結果、列車の重みで路盤が変形し、レールが歪みます。
レールの歪み方によっては、列車が脱線する危険もあります。

また、撒いた水や湯は回収できません。
ジャンジャン撒いて流れ出た水を回収できたとしても、土を通っているので汚れており、そのままスプリンクラーに通すとスプリンクラーが壊れます。

撒いた水や湯が回収できないので、ジャンジャン撒くには大量の水を用意しなければなりません。

対する東北・上越新幹線は、スラブ軌道を採用しています。

これは、路盤をコンクリートで築き、その上にアスファルトの防振層を舗装し、さらにその上にコンクリート床板(スラブ)を設置するものです。

路盤がコンクリートなので、湯をジャンジャン撒いても路盤が緩まず水も回収でき、回収した水も汚れません。
また、コンクリートなので氷塊が落下してもびくともしません。

東海道新幹線がバラスト軌道を採用したのは、東海道新幹線建設当時はスラブ軌道の技術が確立していなかったためです。

名古屋駅新幹線上りホームにはケルヒャーがある

名古屋駅新幹線上りホーム下のケルヒャー

スプリンクラーで雪を湿らせても、速度を落として雪の上を通過させても、舞い上がりを完全になくすことはできません。

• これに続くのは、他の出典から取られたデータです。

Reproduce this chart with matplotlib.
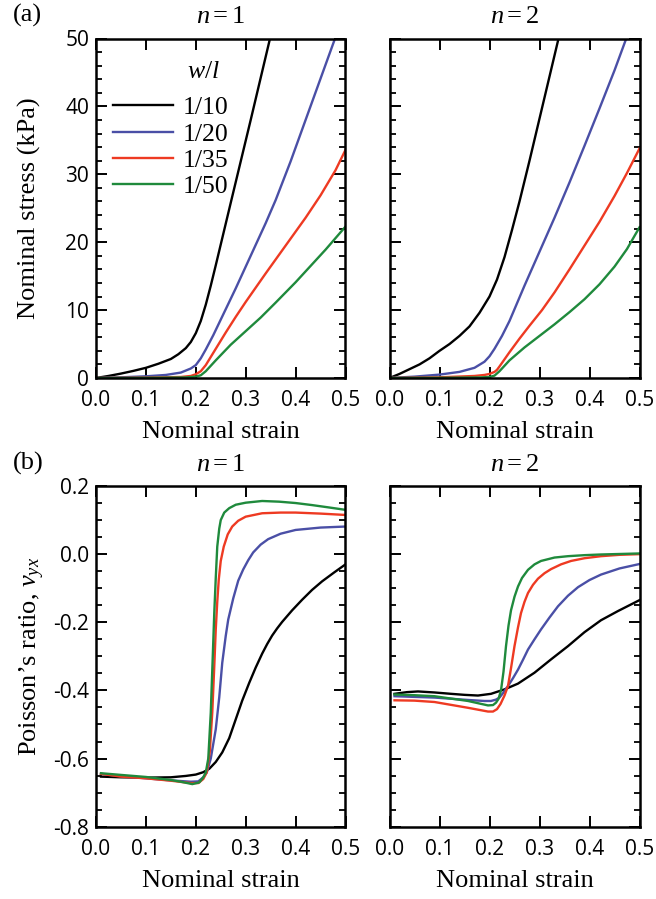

このため、徐行運転を実施してもなお床下に着雪する場合は、上り列車は名古屋駅で、下り列車は新大阪駅で、人の手によって雪落としを行います。

名古屋駅の新幹線下りホームから新幹線上りホームの東京寄りを見ると、ホーム下の空間に黄色い高圧洗浄機が、一定の間隔を開けて何台か設置されているのが見えます。

実際に作業しているところを見たことはありませんが、高圧洗浄機で氷塊を落とすのです。

また、名古屋近辺でも舞い上がりを無視できない雪が降った場合は、豊橋駅11番線で雪落としをすることがあります。
豊橋駅で上り停車列車が通常使用する12番線は、雪落とし作業を行えるだけの作業空間を確保できないため、11番線を使います。

雪で遅れても、運転見合わせにはなっていない

開業後、抜本的対策が打てないまま雪で遅れることを余儀なくされてきた東海道新幹線。

しかし、対策は年を経るごとに進歩しており、1994年以降は雪のため遅れることはあっても、運転見合わせになったことはありません。
また、平均遅れ時分も改善しています。

この問題を根本的に解決するためには、関ヶ原地区の路盤をスラブ軌道に造り替えるしかありません。
しかし、バラスト軌道を撤去してスラブ軌道に造り替えるには、年単位の時間が必要です。

リニア中央新幹線が新大阪まで全通すれば、東海道新幹線を長期区間運休させて路盤を造り替えることも不可能ではないかもしれません。
しかし、リニアが全通すれば東海道新幹線の長距離利用者の大半はリニアに移り、そこまで大掛かりな工事をしてまで雪対策を行う意義が霞みます。

そしてそのリニア計画も新大阪までの全通は現時点で見通せず、この問題は東海道新幹線が廃止される日まで続くのではないでしょうか。